▸ **Objective**
Quote the lines that run from the line containing "Emit a Python" down to the line containing "plt.rcParams['mathtext.fontset'] = 'stix'". Include both of those lines, reproduce each exactly, and omit everything else.

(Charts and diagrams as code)
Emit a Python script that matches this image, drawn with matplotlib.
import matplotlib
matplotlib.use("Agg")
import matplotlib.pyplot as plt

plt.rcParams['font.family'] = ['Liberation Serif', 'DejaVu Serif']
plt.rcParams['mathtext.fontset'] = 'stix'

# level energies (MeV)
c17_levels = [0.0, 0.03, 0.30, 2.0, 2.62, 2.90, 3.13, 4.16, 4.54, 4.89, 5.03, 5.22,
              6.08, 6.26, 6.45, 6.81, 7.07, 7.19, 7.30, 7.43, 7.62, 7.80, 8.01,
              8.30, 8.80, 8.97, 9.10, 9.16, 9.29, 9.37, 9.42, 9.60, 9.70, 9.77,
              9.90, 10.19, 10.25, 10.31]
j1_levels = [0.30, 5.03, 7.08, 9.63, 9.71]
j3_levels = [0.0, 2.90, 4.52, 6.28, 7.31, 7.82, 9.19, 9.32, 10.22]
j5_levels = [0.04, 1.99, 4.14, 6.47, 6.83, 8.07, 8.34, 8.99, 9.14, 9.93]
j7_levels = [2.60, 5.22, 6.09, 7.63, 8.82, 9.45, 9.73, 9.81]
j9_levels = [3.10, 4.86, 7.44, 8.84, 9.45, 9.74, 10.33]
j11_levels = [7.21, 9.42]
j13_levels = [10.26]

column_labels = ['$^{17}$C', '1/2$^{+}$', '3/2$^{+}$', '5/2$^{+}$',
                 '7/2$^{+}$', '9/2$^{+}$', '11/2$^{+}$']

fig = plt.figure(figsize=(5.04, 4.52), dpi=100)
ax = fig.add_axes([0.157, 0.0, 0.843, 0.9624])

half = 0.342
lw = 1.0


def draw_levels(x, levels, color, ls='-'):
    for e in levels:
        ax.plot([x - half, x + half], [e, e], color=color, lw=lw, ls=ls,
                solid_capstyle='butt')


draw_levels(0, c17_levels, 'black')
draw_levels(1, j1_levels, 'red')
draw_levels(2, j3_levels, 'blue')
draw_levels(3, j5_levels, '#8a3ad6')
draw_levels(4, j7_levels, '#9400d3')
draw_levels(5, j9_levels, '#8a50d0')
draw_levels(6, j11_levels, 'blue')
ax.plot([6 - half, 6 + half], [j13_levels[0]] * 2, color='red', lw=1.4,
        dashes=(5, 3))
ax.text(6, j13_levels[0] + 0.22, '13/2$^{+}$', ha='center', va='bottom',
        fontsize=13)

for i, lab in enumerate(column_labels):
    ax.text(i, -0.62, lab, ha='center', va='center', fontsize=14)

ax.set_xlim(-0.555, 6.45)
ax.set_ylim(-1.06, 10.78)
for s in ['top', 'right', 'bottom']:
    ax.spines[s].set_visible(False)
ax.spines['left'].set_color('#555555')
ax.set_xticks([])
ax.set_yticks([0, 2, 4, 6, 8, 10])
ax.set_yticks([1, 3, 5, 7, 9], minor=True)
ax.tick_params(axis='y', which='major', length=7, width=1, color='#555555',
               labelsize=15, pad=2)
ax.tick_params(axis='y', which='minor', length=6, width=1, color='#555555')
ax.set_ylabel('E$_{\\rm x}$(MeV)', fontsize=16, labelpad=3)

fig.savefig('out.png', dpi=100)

* * *

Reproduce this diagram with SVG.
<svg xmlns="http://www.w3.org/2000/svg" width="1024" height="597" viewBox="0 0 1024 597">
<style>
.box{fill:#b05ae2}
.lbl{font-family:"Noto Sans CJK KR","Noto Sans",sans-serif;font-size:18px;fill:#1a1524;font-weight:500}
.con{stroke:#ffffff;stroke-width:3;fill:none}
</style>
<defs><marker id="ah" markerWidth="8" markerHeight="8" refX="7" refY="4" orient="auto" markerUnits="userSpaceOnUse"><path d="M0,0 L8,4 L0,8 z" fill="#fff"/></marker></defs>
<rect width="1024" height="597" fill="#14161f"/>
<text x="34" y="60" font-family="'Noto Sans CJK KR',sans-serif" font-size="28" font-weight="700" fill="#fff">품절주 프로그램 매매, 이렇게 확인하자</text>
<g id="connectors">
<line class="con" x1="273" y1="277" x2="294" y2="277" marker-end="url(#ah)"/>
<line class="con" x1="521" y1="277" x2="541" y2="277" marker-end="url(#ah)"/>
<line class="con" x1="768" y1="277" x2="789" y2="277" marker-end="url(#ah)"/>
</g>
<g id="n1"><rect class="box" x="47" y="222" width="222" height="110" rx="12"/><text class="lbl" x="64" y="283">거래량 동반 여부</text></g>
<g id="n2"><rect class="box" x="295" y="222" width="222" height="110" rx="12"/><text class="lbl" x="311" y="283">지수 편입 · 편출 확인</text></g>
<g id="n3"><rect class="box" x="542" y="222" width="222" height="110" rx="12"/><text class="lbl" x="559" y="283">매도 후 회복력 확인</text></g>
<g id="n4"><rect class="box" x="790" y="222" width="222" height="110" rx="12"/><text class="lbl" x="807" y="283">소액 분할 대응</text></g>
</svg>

▸ **The output**
Emit a Python script that matches this image, drawn with matplotlib.
import matplotlib
matplotlib.use("Agg")
import matplotlib.pyplot as plt

plt.rcParams['font.family'] = ['Liberation Serif', 'DejaVu Serif']
plt.rcParams['mathtext.fontset'] = 'stix'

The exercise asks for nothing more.